In Scripture, every time you see LORD in all caps, that’s where you’ll find Yahweh. This Name is used about 6,800 times in the O.T., and 700 times in Psalms alone.
The Name is connected with the Hebrew verb “hayah,” to be, to become, to happen. Martin Buber thinks the verb could also mean partly “to be actively present.” So Buber, and most Jewish scholars, think the Name could mean something like “I will be there as I will be there,” or “I will be what I will be”… ready, willing and able to be present in whatever situation you are in. Rabbi Jonathon Sacks believes that early Christian translations omitted that future tense altogether. He says that in this Name, the Lord claims to be “the God of the future tense.” In this important future tense, Sacks believes that He is a God of surprises, that we will have to learn to trust Him, and that we will only know Him through His moral commitments and His acts, not just His abstract essence.
YHWH, so basic, so mysterious.

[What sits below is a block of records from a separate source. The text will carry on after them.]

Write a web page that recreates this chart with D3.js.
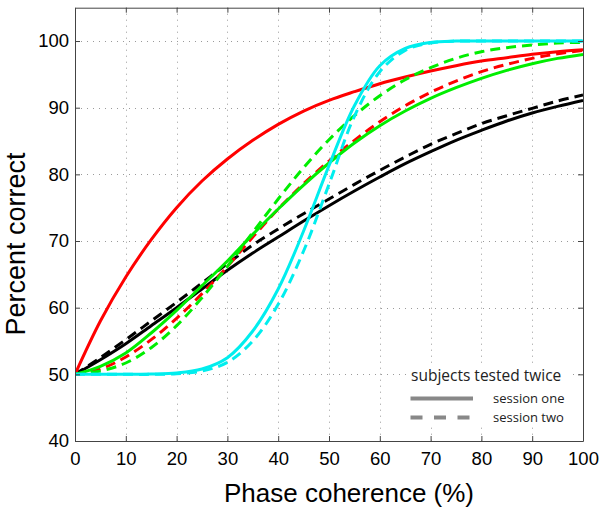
<!DOCTYPE html>
<html><head><meta charset="utf-8">
<script src="https://cdn.jsdelivr.net/npm/d3@7/dist/d3.min.js"></script>
<style>
body{margin:0;background:#fff}
svg{display:block}
text{font-family:"Liberation Sans",Arial,Helvetica,sans-serif}
</style>
</head><body>
<svg id="chart" width="600" height="516"></svg>
<script>
// ---- data ----
const coherence = [0,5,10,15,20,25,30,35,40,45,50,55,60,65,70,75,80,85,90,95,100];
const blackOne = [50,52.2,54.6,57.3,60,62.8,65.6,68.2,70.6,73,75.3,77.5,79.6,81.6,83.4,85.1,86.6,88,89.2,90.2,91.1];
const blackTwo = [50,52.5,55.2,58,60.8,63.7,66.6,69.4,71.8,74.1,76.3,78.5,80.6,82.6,84.5,86.1,87.6,88.8,89.9,91,91.9];
const redOne   = [50,58,64.6,70.2,75,79,82.3,85.1,87.5,89.5,91.1,92.4,93.6,94.6,95.5,96.3,97,97.5,98,98.4,98.7];
const redTwo   = [50,50.8,52.6,55.2,58.4,62.1,66.2,70.6,74.8,78.6,82,85.1,87.9,90.3,92.3,94,95.4,96.5,97.4,98.1,98.6];
const greenOne = [50,51.2,53.2,56.2,59.6,63.3,67,71,74.8,78.4,81.7,84.7,87.3,89.5,91.4,93,94.4,95.6,96.6,97.4,98];
const greenTwo = [50,50.5,51.7,54,57.3,61.5,66.2,71.3,76.3,81,85.2,88.8,91.8,94.2,96,97.4,98.4,99,99.4,99.7,99.8];
const cyanOne  = [50,50,50,50.05,50.2,50.8,52.5,56.5,62.8,71.5,81.3,90.3,96.3,98.9,99.8,100,100,100,100,100,100];
const cyanTwo  = [50,50,50,50,50.1,50.5,51.8,55,60.5,68.5,78.5,88.7,95.4,98.6,99.7,100,100,100,100,100,100];
const xTicks = [0,10,20,30,40,50,60,70,80,90,100];
const yTicks = [40,50,60,70,80,90,100];
const legendTitle = "subjects tested twice";
const legendLabels = ["session one","session two"];

const series = [
  {values: blackOne, color: "#000000", dashed: false},
  {values: blackTwo, color: "#000000", dashed: true},
  {values: redOne,   color: "#ff0000", dashed: false},
  {values: redTwo,   color: "#ff0000", dashed: true},
  {values: greenOne, color: "#00ee00", dashed: false},
  {values: greenTwo, color: "#00ee00", dashed: true},
  {values: cyanOne,  color: "#00eeee", dashed: false},
  {values: cyanTwo,  color: "#00eeee", dashed: true}
];

// ---- layout ----
const L = 75, R = 583, T = 7.7, B = 441;
const x = d3.scaleLinear().domain([0,100]).range([L,R]);
const y = d3.scaleLinear().domain([40,105]).range([B,T]);
const svg = d3.select("#chart");

// grid
const grid = svg.append("g").attr("stroke","#9a9a9a").attr("stroke-width",1).attr("stroke-dasharray","1,5");
grid.selectAll("line.v").data(xTicks.filter(d=>d>0&&d<100)).join("line")
  .attr("x1",d=>Math.round(x(d))+0.5).attr("x2",d=>Math.round(x(d))+0.5).attr("y1",T).attr("y2",B);
grid.selectAll("line.h").data(yTicks.filter(d=>d>40)).join("line")
  .attr("y1",d=>Math.round(y(d))+0.5).attr("y2",d=>Math.round(y(d))+0.5).attr("x1",L).attr("x2",R);

// curves
svg.append("clipPath").attr("id","clip").append("rect").attr("x",L).attr("y",T).attr("width",R-L).attr("height",B-T);
const line = d3.line().x((d,i)=>x(coherence[i])).y(d=>y(d)).curve(d3.curveCatmullRom.alpha(0.5));
svg.append("g").attr("clip-path","url(#clip)").selectAll("path").data(series).join("path")
  .attr("d",d=>line(d.values)).attr("fill","none").attr("stroke",d=>d.color)
  .attr("stroke-width",3).attr("stroke-dasharray",d=>d.dashed?"10,6":null);

// axes
const axisColor = "#444";
function styleAxis(g){
  g.select(".domain").attr("stroke",axisColor);
  g.selectAll(".tick line").attr("stroke",axisColor);
  g.selectAll(".tick text").attr("fill","#000").style("font-size","18.5px");
}
svg.append("g").attr("transform",`translate(0,${B})`)
  .call(d3.axisBottom(x).tickValues(xTicks).tickSizeInner(-5).tickSizeOuter(0).tickPadding(11))
  .call(styleAxis);
svg.append("g").attr("transform",`translate(${L},0)`)
  .call(d3.axisLeft(y).tickValues(yTicks).tickSizeInner(-5).tickSizeOuter(0).tickPadding(6))
  .call(styleAxis);
svg.append("g").attr("transform",`translate(0,${T})`)
  .call(d3.axisTop(x).tickValues(xTicks).tickSizeInner(-5).tickSizeOuter(0).tickFormat(""))
  .call(styleAxis);
svg.append("g").attr("transform",`translate(${R},0)`)
  .call(d3.axisRight(y).tickValues(yTicks).tickSizeInner(-5).tickSizeOuter(0).tickFormat(""))
  .call(styleAxis);

// axis titles
svg.append("text").attr("x",349).attr("y",501.5).attr("text-anchor","middle")
  .style("font-size","26px").text("Phase coherence (%)");
svg.append("text").attr("transform","translate(25,244) rotate(-90)").attr("text-anchor","middle")
  .style("font-size","27px").text("Percent correct");

// legend
const lg = svg.append("g");
lg.append("rect").attr("x",407).attr("y",364).attr("width",162).attr("height",62).attr("fill","#fff");
lg.append("text").attr("x",411).attr("y",380.5).style("font-size","15.5px").attr("fill","#222")
  .style("font-family","'Open Sans',sans-serif").text(legendTitle);
legendLabels.forEach((lab,i)=>{
  const yy = 398.5 + i*19;
  lg.append("line").attr("x1",410.5).attr("x2",473).attr("y1",yy).attr("y2",yy)
    .attr("stroke","#888").attr("stroke-width",4).attr("stroke-dasharray",i?"12,11.5":null);
  lg.append("text").attr("x",493).attr("y",yy+4).style("font-size","13px").attr("fill","#222")
    .style("font-family","'Open Sans',sans-serif").text(lab);
});
</script>
</body></html>
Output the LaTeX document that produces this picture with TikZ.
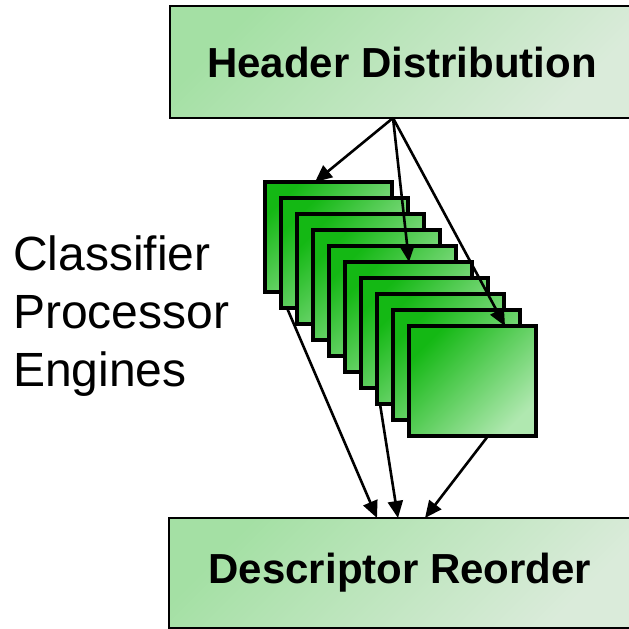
\documentclass[tikz,border=0pt]{standalone}
\usepackage{fontspec}
\setmainfont{Liberation Sans}
\usetikzlibrary{positioning}
\usetikzlibrary{arrows.meta}

\definecolor{paleA}{HTML}{A4E0A4}
\definecolor{paleB}{HTML}{DAEBDA}
\definecolor{leafA}{HTML}{14B814}
\definecolor{leafB}{HTML}{B0E8B0}

\begin{document}
\begin{tikzpicture}
		[x=1pt, y=-1pt,
		stage/.style={draw=black, line width=2.2pt, top color=paleA, bottom color=paleB, shading angle=45, inner sep=0pt, outer sep=0pt, font=\fontsize{42}{42}\selectfont\bfseries},
		engine/.style={draw=black, line width=3.2pt, top color=leafA, bottom color=leafB, shading angle=45, minimum width=127pt, minimum height=110pt, inner sep=0pt, outer sep=0pt},
		link/.style={-{Triangle[length=17pt,width=15pt]}, line width=2.6pt}]
		\useasboundingbox (0,0) rectangle (629,629);

		\node[stage, minimum width=464pt, minimum height=112pt, anchor=north west] (hdr) at (170,6) {Header Distribution};
		\node[stage, minimum width=462pt, minimum height=110pt, anchor=north west] (desc) at (169,518) {Descriptor Reorder};
		\node[anchor=west, align=left, inner sep=0pt, font=\fontsize{48}{58}\selectfont] (cpe) at (13,316) {Classifier\\Processor\\Engines};

		\foreach \i in {1,...,10}
			\node[engine, anchor=north west] (eng\i) at ({265+16*(\i-1)}, {182+16*(\i-1)}) {};

		\draw[link] ([xshift=223pt]hdr.south west) -- ([xshift=50pt]eng1.north west);
		\draw[link] ([xshift=223pt]hdr.south west) -- ([xshift=64pt]eng6.north west);
		\draw[link] ([xshift=223pt]hdr.south west) -- ([xshift=96pt]eng10.north west);
		\draw[link] ([xshift=6pt]eng2.south west) -- ([xshift=208pt]desc.north west);
		\draw[link] ([xshift=3pt]eng8.south west) -- ([xshift=229pt]desc.north west);
		\draw[link] ([xshift=79pt]eng10.south west) -- ([xshift=256pt]desc.north west);
	\end{tikzpicture}
\end{document}
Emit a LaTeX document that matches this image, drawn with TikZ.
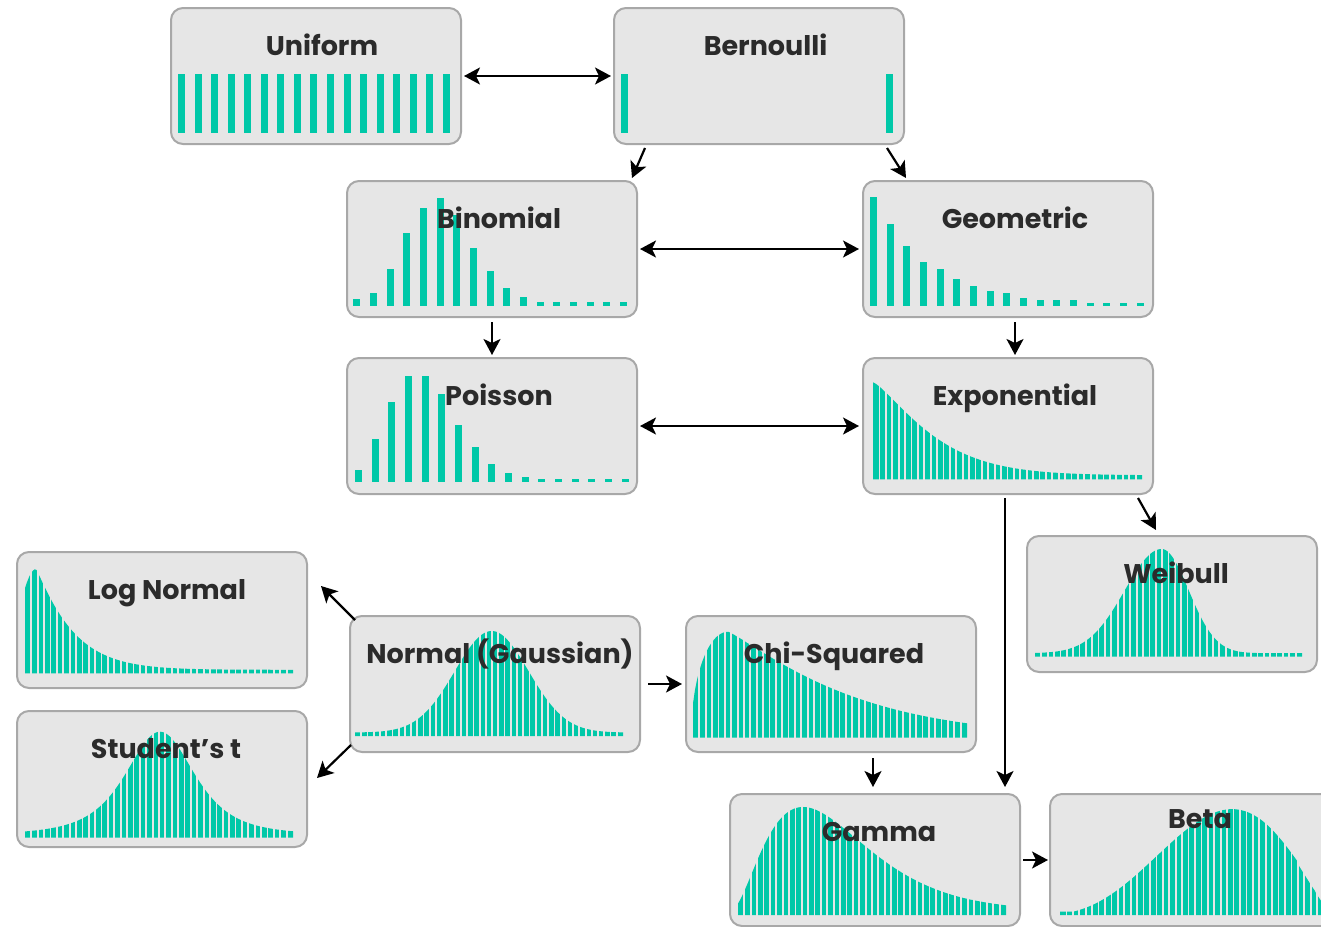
\documentclass[tikz,border=0pt]{standalone}
\usepackage{fontspec}
\setmainfont{Poppins}
\usetikzlibrary{arrows.meta,calc}

\definecolor{barteal}{RGB}{0,200,168}
\definecolor{boxfill}{RGB}{230,230,230}
\definecolor{boxedge}{RGB}{168,168,168}
\definecolor{labelink}{RGB}{43,43,43}

\tikzset{
  distbox/.style={draw=boxedge, line width=2pt, fill=boxfill, rounded corners=12pt,
    minimum width=290pt, minimum height=136pt, inner sep=0pt, anchor=north west},
  distlabel/.style={font=\fontsize{27}{33}\selectfont\bfseries, text=labelink,
    inner sep=0pt, anchor=base},
  bar/.style={fill=barteal},
  bargap/.style={draw=boxfill, line width=1.8pt},
  link/.style={line width=2.2pt, draw=black},
  >={Stealth[length=16pt,width=17pt,inset=4pt]}
}

% discrete bars: first left edge, pitch, baseline, list of heights
\newcommand\discbars[4]{%
  \foreach \hh [count=\k from 0] in {#4} {
    \fill[bar] ({#1+\k*#2},#3) rectangle ++(7,-\hh);
  }}

% dense bars: left edge, right edge, baseline, height function, number of bars
\newcommand\contbars[5]{%
  \fill[bar] (#1,#3) -- plot[domain=#1:#2, samples=140] (\x,{#3-#4(\x)}) -- (#2,#3) -- cycle;
  \pgfmathtruncatemacro\lastgap{#5-1}
  \foreach \k in {1,...,\lastgap} {
    \draw[bargap] ({#1+\k*(#2-#1)/#5},#3+1) -- ++(0,-112);
  }}

\begin{document}
\begin{tikzpicture}[x=1pt,y=-1pt,
  declare function={
    expof(\x)=4+93*exp(-pow(max(\x-873,0.01)/68,1.29));
    lognf(\x)=(\x<36) ? 3.5+100.8*exp(-((\x-36)/24)*((\x-36)/24)) : 3.5+100.8*exp(-pow(max(\x-36,0.01)/38,1.1));
    studf(\x)=3+103/((1+((\x-160)/63)*((\x-160)/63))*(1+((\x-160)/63)*((\x-160)/63)));
    normf(\x)=3.5+101.5*exp(-((\x-491.7)/52)*((\x-491.7)/52));
    weibf(\x)=(\x<1161.7) ? 3.5+104.2*exp(-((\x-1161.7)/52)*((\x-1161.7)/52)) : 3.5+104.2*exp(-((\x-1161.7)/38)*((\x-1161.7)/38));
    chisf(\x)=(\x<728) ? 106*sqrt(max(0,1-((\x-728)/37)*((\x-728)/37))) : 106*exp(-pow(max(\x-728,0.01)/131,1.15));
    gammf(\x)=4+104*((\x-730)/73)*((\x-730)/73)*exp(2-(\x-730)/36.5);
    betaf(\x)=max(3.5,106*pow((\x-1035)/300,3)*pow(1-(\x-1035)/300,1.566)/0.05315);
  }]
\clip (0,0) rectangle (1321,926);

% boxes
\node[distbox] (uni) at (170,7) {};
\node[distbox] (bern) at (613,7) {};
\node[distbox] (binom) at (346,180) {};
\node[distbox] (geom) at (862,180) {};
\node[distbox] (pois) at (346,357) {};
\node[distbox] (expo) at (862,357) {};
\node[distbox] (weib) at (1026,535) {};
\node[distbox] (lognorm) at (16,551) {};
\node[distbox] (stud) at (16,710) {};
\node[distbox] (norm) at (349,615) {};
\node[distbox] (chi) at (685,615) {};
\node[distbox, minimum height=132pt] (gamma) at (729,793) {};
\node[distbox, minimum height=132pt] (beta) at (1049,793) {};

% discrete distributions
\discbars{178}{16.56}{133}{59,59,59,59,59,59,59,59,59,59,59,59,59,59,59,59,59}
\fill[bar] (621,133) rectangle ++(7,-59);
\fill[bar] (886,133) rectangle ++(7,-59);
\discbars{353.3}{16.67}{306}{6.7,13.3,37,72.7,98,108,91,58.3,35,18.3,8.7,3.7,3.7,3.7,3.7,3.7,3.7}
\discbars{870}{16.67}{305.7}{108.3,81.3,60,43.3,36.3,26.7,20,15,13,8,5.7,5.7,5.7,3,3,3,3}
\discbars{355}{16.67}{482.3}{12.3,43,80.6,106.6,106.6,88,57,35.6,18.6,9.3,5,3,3,3,3,3,3}

% continuous distributions
\contbars{873}{1142}{479.3}{expof}{42}
\contbars{25}{293}{673.3}{lognf}{42}
\contbars{25}{293}{837.7}{studf}{42}
\contbars{355}{623}{736}{normf}{43}
\contbars{1035}{1302}{656.7}{weibf}{42}
\contbars{693}{967}{737.7}{chisf}{43}
\contbars{738}{1006}{915}{gammf}{42}
\contbars{1060}{1330}{915}{betaf}{42}

% labels
\node[distlabel] (unil) at ($(uni.north)+(6,48)$) {Uniform};
\node[distlabel] (bernl) at ($(bern.north)+(6.5,48)$) {Bernoulli};
\node[distlabel] (binoml) at ($(binom.north)+(7,48)$) {Binomial};
\node[distlabel] (geoml) at ($(geom.north)+(7,48)$) {Geometric};
\node[distlabel] (poisl) at ($(pois.north)+(7,48)$) {Poisson};
\node[distlabel] (expol) at ($(expo.north)+(7,48)$) {Exponential};
\node[distlabel] (weibl) at ($(weib.north)+(4,48)$) {Weibull};
\node[distlabel] (lognorml) at ($(lognorm.north)+(5,48)$) {Log Normal};
\node[distlabel] (studl) at ($(stud.north)+(4,48)$) {Student’s t};
\node[distlabel] (norml) at ($(norm.north)+(5,48)$) {Normal (Gaussian)};
\node[distlabel] (chil) at ($(chi.north)+(3,48)$) {Chi-Squared};
\node[distlabel] (gammal) at ($(gamma.north)+(4,48)$) {Gamma};
\node[distlabel] (betal) at ($(beta.north)+(5,35)$) {Beta};

% connectors
\draw[link,<->,shorten <=2pt,shorten >=2pt] (uni.east) -- (bern.west);
\draw[link,->] ($(bern.south west)+(32,3)$) -- ($(binom.north east)+(-6,-2)$);
\draw[link,->] ($(bern.south east)+(-18,3)$) -- ($(geom.north west)+(44,-2)$);
\draw[link,<->,shorten <=2pt,shorten >=3pt] (binom.east) -- (geom.west);
\draw[link,->,shorten <=4pt,shorten >=2pt] (binom.south) -- (pois.north);
\draw[link,->,shorten <=4pt,shorten >=2pt] ([xshift=7pt]geom.south) -- ([xshift=7pt]expo.north);
\draw[link,<->,shorten <=2pt,shorten >=3pt] (pois.east) -- (expo.west);
\draw[link,->] ($(expo.south east)+(-16,3)$) -- ($(weib.north west)+(130,-5)$);
\draw[link,->,shorten <=3pt,shorten >=6pt] ([xshift=-3pt]expo.south) -- ([xshift=-3pt]expo.south |- gamma.north);
\draw[link,->] ($(norm.north west)+(6,5)$) -- ($(lognorm.north east)+(13,35)$);
\draw[link,->] ($(norm.south west)+(2,-8)$) -- ($(stud.north east)+(9,68)$);
\draw[link,->,shorten <=7pt,shorten >=3pt] (norm.east) -- (chi.west);
\draw[link,->,shorten <=5pt,shorten >=6pt] ([xshift=-2pt]chi.south -| gamma.north) -- ([xshift=-2pt]gamma.north);
\draw[link,->,shorten <=2pt,shorten >=1pt] (gamma.east) -- (beta.west);
\end{tikzpicture}
\end{document}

A personal Name, yet somehow impersonal. It is God’s self-revealed Name, alluding perhaps to His uncreated existence, His eternal personhood, His quality of being, His basic self-sufficiency, and is perhaps a spiritual version of an “act of being” verb. Yahweh, faithfully relational, unchangeably complete, infinite and everlasting. God is the LORD, He will not give His glory to another. There is Yahweh, and there’s everything else.
“What is (the name’s) mystery? First, it has no vowels. Without vowels it is impossible to pronounce a word. But Y-H-W-H also has no real consonants! Y, H and W really are blowing sounds, rushings of air through the mouth. The point is one of elusiveness or abstraction. The name of God is so subtle it could slip away from you. Y-H-W-H is not a God you can grab hold of and be sure you’ve got it in your mental grasp.” (Arthur Green, These Are the Words: A Vocabulary of Jewish Spiritual Life)
“When I tell you my name, I have given you a hold over me that you didn’t have before. If you call it out, I stop, look and listen whether I want to or not. In the book of Exodus, God tells Moses that His name is Yahweh, and God hasn’t had a peaceful moment since.” (Frederick Buechner)
The Great I AM revelation seems to leave a lot of blanks. I AM what, exactly? If there was any doubt as to His character, God certainly cleared a lot of that up in His great and central self-revelation in Exodus 34. But what does He look like in daily, practical terms? Sure enough, here comes Jesus to fill in some of the details, explaining some of the holy Name with metaphors: I AM the Bread of Life, I AM the Good Shepherd, I AM the Light of the World, I AM the Gate for the Sheep; I AM the Resurrection and the Life; I AM the Way, the Truth and the Life; I AM the True Vine. Perhaps one good way to unpack something as expansive and unreachable as YHWH is through metaphor like that. Another way is to flesh it out, to fill in the blanks of Yahweh by showing us the very nature of the Great I AM in daily life. And Jesus did just that. Now we know a little more, a lot more, of what I AM looks like, through the Person of Christ.